_The problem_:
Every line of the listing must be reproduced as it stands. Leave the images behind.

************

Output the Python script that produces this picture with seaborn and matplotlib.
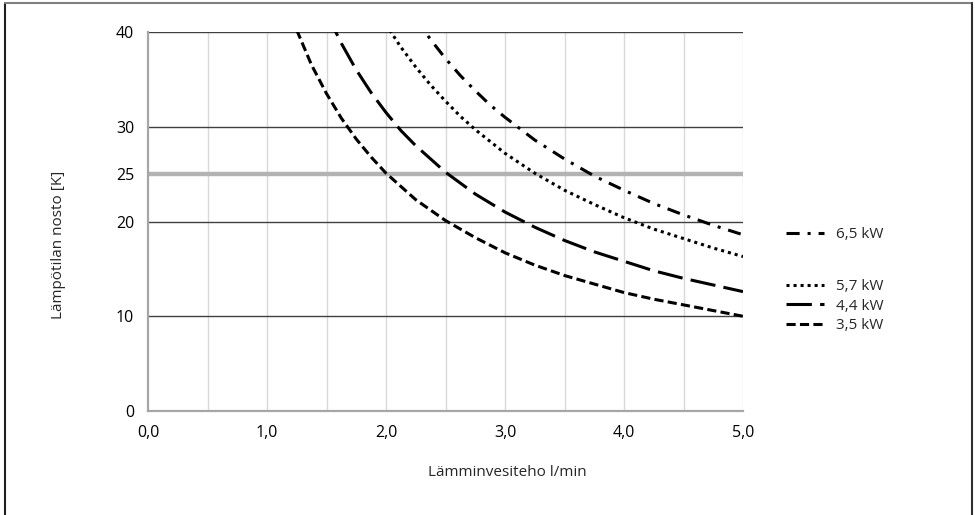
import matplotlib
matplotlib.use("Agg")
import matplotlib.pyplot as plt
from matplotlib.lines import Line2D
import seaborn as sns

# Lämpötilan nosto [K] luettuna kuvasta eri virtaamilla (l/min)
flow_35 = [1.25, 1.375, 1.5, 1.625, 1.75, 1.875, 2.0, 2.25, 2.5, 2.75, 3.0, 3.25, 3.5, 3.75, 4.0, 4.25, 4.5, 4.75, 5.0]
rise_35 = [40.2, 36.5, 33.5, 30.9, 28.7, 26.8, 25.1, 22.3, 20.1, 18.3, 16.7, 15.4, 14.3, 13.4, 12.5, 11.8, 11.2, 10.6, 10.0]

flow_44 = [1.5, 1.625, 1.75, 1.875, 2.0, 2.125, 2.25, 2.5, 2.75, 3.0, 3.25, 3.5, 3.75, 4.0, 4.25, 4.5, 4.75, 5.0]
rise_44 = [42.0, 38.8, 36.0, 33.6, 31.5, 29.6, 28.0, 25.2, 22.9, 21.0, 19.4, 18.0, 16.8, 15.8, 14.8, 14.0, 13.3, 12.6]

flow_57 = [2.0, 2.125, 2.25, 2.375, 2.5, 2.625, 2.75, 3.0, 3.25, 3.5, 3.75, 4.0, 4.25, 4.5, 4.75, 5.0]
rise_57 = [40.8, 38.4, 36.3, 34.4, 32.7, 31.1, 29.7, 27.2, 25.1, 23.3, 21.8, 20.4, 19.2, 18.2, 17.2, 16.3]

flow_65 = [2.25, 2.375, 2.5, 2.625, 2.75, 2.875, 3.0, 3.25, 3.5, 3.75, 4.0, 4.25, 4.5, 4.75, 5.0]
rise_65 = [41.4, 39.2, 37.2, 35.4, 33.8, 32.3, 31.0, 28.6, 26.6, 24.8, 23.3, 21.9, 20.7, 19.6, 18.6]

x_ticks = [0, 1, 2, 3, 4, 5]
x_ticklabels = ["0,0", "1,0", "2,0", "3,0", "4,0", "5,0"]
x_grid = [0.5, 1.0, 1.5, 2.0, 2.5, 3.0, 3.5, 4.0, 4.5, 5.0]
y_ticks = [0, 10, 20, 25, 30, 40]
grid_levels = [10, 20, 30, 40]
limit_level = 25

sns.set_style("white")
plt.rcParams["font.family"] = ["Open Sans", "DejaVu Sans"]
FS_TICK = 11.5
FS = 11

fig = plt.figure(figsize=(9.75, 5.15), dpi=100)
ax = fig.add_axes([148 / 975, 1 - 411 / 515, 595 / 975, 379 / 515])

# ruudukko
for xv in x_grid:
    ax.axvline(xv, color="#d9d9d9", lw=1.0, zorder=0)
for yv in grid_levels:
    ax.axhline(yv, color="#404040", lw=1.0, zorder=1)
ax.axhline(limit_level, color="#b3b3b3", lw=3.2, zorder=1)

series = [
    (flow_65, rise_65, "6,5 kW", (0, (4.3, 2.6, 1, 2.6))),
    (flow_57, rise_57, "5,7 kW", (0, (1, 1.3))),
    (flow_44, rise_44, "4,4 kW", (0, (8.3, 2.7))),
    (flow_35, rise_35, "3,5 kW", (0, (3, 1.4))),
]
handles = []
for fx, ry, lab, ls in series:
    sns.lineplot(x=fx, y=ry, ax=ax, color="black", lw=2.2, linestyle=ls, zorder=3)
    handles.append(Line2D([], [], color="black", lw=2.2, linestyle=ls, label=lab))

ax.set_xlim(0, 5)
ax.set_ylim(0, 40)
ax.set_xticks(x_ticks)
ax.set_xticklabels(x_ticklabels)
ax.set_yticks(y_ticks)
ax.set_yticklabels([str(v) for v in y_ticks])
ax.tick_params(axis="both", labelsize=FS_TICK, colors="#a6a6a6", labelcolor="black",
               length=5, width=1, direction="out")
ax.tick_params(axis="x", pad=5)
ax.tick_params(axis="y", pad=5)
for side in ["top", "right"]:
    ax.spines[side].set_visible(False)
for side in ["left", "bottom"]:
    ax.spines[side].set_color("#a6a6a6")
    ax.spines[side].set_linewidth(1.6)

fig.text(58 / 975, 1 - 245 / 515, "Lämpötilan nosto [K]", rotation=90,
         ha="center", va="center", fontsize=FS)
fig.text(428 / 975, 1 - 473 / 515, "Lämminvesiteho l/min",
         ha="left", va="center", fontsize=FS)

leg_opts = dict(loc="center left", frameon=False, fontsize=FS, handlelength=2.5,
                handletextpad=0.75, borderaxespad=0, borderpad=0)
fig.legend(handles=handles[:1], bbox_to_anchor=(786 / 975, 1 - 235 / 515), **leg_opts)
fig.legend(handles=handles[1:], bbox_to_anchor=(786 / 975, 1 - 306 / 515),
           labelspacing=0.3, **leg_opts)

# kehys
fig.add_artist(Line2D([5 / 975, 5 / 975], [0, 1 - 3 / 515], color="#202020", lw=1.5, transform=fig.transFigure))
fig.add_artist(Line2D([5 / 975, 972 / 975], [1 - 3 / 515, 1 - 3 / 515], color="#808080", lw=1.5, transform=fig.transFigure))
fig.add_artist(Line2D([972 / 975, 972 / 975], [0, 1 - 3 / 515], color="#303030", lw=1.5, transform=fig.transFigure))

fig.savefig("out.png", dpi=100)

************

_Right answer_:
Output the Python script that produces this picture with seaborn and matplotlib.
import matplotlib
matplotlib.use("Agg")
import matplotlib.pyplot as plt
from matplotlib.lines import Line2D
import seaborn as sns

# Lämpötilan nosto [K] luettuna kuvasta eri virtaamilla (l/min)
flow_35 = [1.25, 1.375, 1.5, 1.625, 1.75, 1.875, 2.0, 2.25, 2.5, 2.75, 3.0, 3.25, 3.5, 3.75, 4.0, 4.25, 4.5, 4.75, 5.0]
rise_35 = [40.2, 36.5, 33.5, 30.9, 28.7, 26.8, 25.1, 22.3, 20.1, 18.3, 16.7, 15.4, 14.3, 13.4, 12.5, 11.8, 11.2, 10.6, 10.0]

flow_44 = [1.5, 1.625, 1.75, 1.875, 2.0, 2.125, 2.25, 2.5, 2.75, 3.0, 3.25, 3.5, 3.75, 4.0, 4.25, 4.5, 4.75, 5.0]
rise_44 = [42.0, 38.8, 36.0, 33.6, 31.5, 29.6, 28.0, 25.2, 22.9, 21.0, 19.4, 18.0, 16.8, 15.8, 14.8, 14.0, 13.3, 12.6]

flow_57 = [2.0, 2.125, 2.25, 2.375, 2.5, 2.625, 2.75, 3.0, 3.25, 3.5, 3.75, 4.0, 4.25, 4.5, 4.75, 5.0]
rise_57 = [40.8, 38.4, 36.3, 34.4, 32.7, 31.1, 29.7, 27.2, 25.1, 23.3, 21.8, 20.4, 19.2, 18.2, 17.2, 16.3]

flow_65 = [2.25, 2.375, 2.5, 2.625, 2.75, 2.875, 3.0, 3.25, 3.5, 3.75, 4.0, 4.25, 4.5, 4.75, 5.0]
rise_65 = [41.4, 39.2, 37.2, 35.4, 33.8, 32.3, 31.0, 28.6, 26.6, 24.8, 23.3, 21.9, 20.7, 19.6, 18.6]

x_ticks = [0, 1, 2, 3, 4, 5]
x_ticklabels = ["0,0", "1,0", "2,0", "3,0", "4,0", "5,0"]
x_grid = [0.5, 1.0, 1.5, 2.0, 2.5, 3.0, 3.5, 4.0, 4.5, 5.0]
y_ticks = [0, 10, 20, 25, 30, 40]
grid_levels = [10, 20, 30, 40]
limit_level = 25

sns.set_style("white")
plt.rcParams["font.family"] = ["Open Sans", "DejaVu Sans"]
FS_TICK = 11.5
FS = 11

fig = plt.figure(figsize=(9.75, 5.15), dpi=100)
ax = fig.add_axes([148 / 975, 1 - 411 / 515, 595 / 975, 379 / 515])

# ruudukko
for xv in x_grid:
    ax.axvline(xv, color="#d9d9d9", lw=1.0, zorder=0)
for yv in grid_levels:
    ax.axhline(yv, color="#404040", lw=1.0, zorder=1)
ax.axhline(limit_level, color="#b3b3b3", lw=3.2, zorder=1)

series = [
    (flow_65, rise_65, "6,5 kW", (0, (4.3, 2.6, 1, 2.6))),
    (flow_57, rise_57, "5,7 kW", (0, (1, 1.3))),
    (flow_44, rise_44, "4,4 kW", (0, (8.3, 2.7))),
    (flow_35, rise_35, "3,5 kW", (0, (3, 1.4))),
]
handles = []
for fx, ry, lab, ls in series:
    sns.lineplot(x=fx, y=ry, ax=ax, color="black", lw=2.2, linestyle=ls, zorder=3)
    handles.append(Line2D([], [], color="black", lw=2.2, linestyle=ls, label=lab))

ax.set_xlim(0, 5)
ax.set_ylim(0, 40)
ax.set_xticks(x_ticks)
ax.set_xticklabels(x_ticklabels)
ax.set_yticks(y_ticks)
ax.set_yticklabels([str(v) for v in y_ticks])
ax.tick_params(axis="both", labelsize=FS_TICK, colors="#a6a6a6", labelcolor="black",
               length=5, width=1, direction="out")
ax.tick_params(axis="x", pad=5)
ax.tick_params(axis="y", pad=5)
for side in ["top", "right"]:
    ax.spines[side].set_visible(False)
for side in ["left", "bottom"]:
    ax.spines[side].set_color("#a6a6a6")
    ax.spines[side].set_linewidth(1.6)

fig.text(58 / 975, 1 - 245 / 515, "Lämpötilan nosto [K]", rotation=90,
         ha="center", va="center", fontsize=FS)
fig.text(428 / 975, 1 - 473 / 515, "Lämminvesiteho l/min",
         ha="left", va="center", fontsize=FS)

leg_opts = dict(loc="center left", frameon=False, fontsize=FS, handlelength=2.5,
                handletextpad=0.75, borderaxespad=0, borderpad=0)
fig.legend(handles=handles[:1], bbox_to_anchor=(786 / 975, 1 - 235 / 515), **leg_opts)
fig.legend(handles=handles[1:], bbox_to_anchor=(786 / 975, 1 - 306 / 515),
           labelspacing=0.3, **leg_opts)

# kehys
fig.add_artist(Line2D([5 / 975, 5 / 975], [0, 1 - 3 / 515], color="#202020", lw=1.5, transform=fig.transFigure))
fig.add_artist(Line2D([5 / 975, 972 / 975], [1 - 3 / 515, 1 - 3 / 515], color="#808080", lw=1.5, transform=fig.transFigure))
fig.add_artist(Line2D([972 / 975, 972 / 975], [0, 1 - 3 / 515], color="#303030", lw=1.5, transform=fig.transFigure))

fig.savefig("out.png", dpi=100)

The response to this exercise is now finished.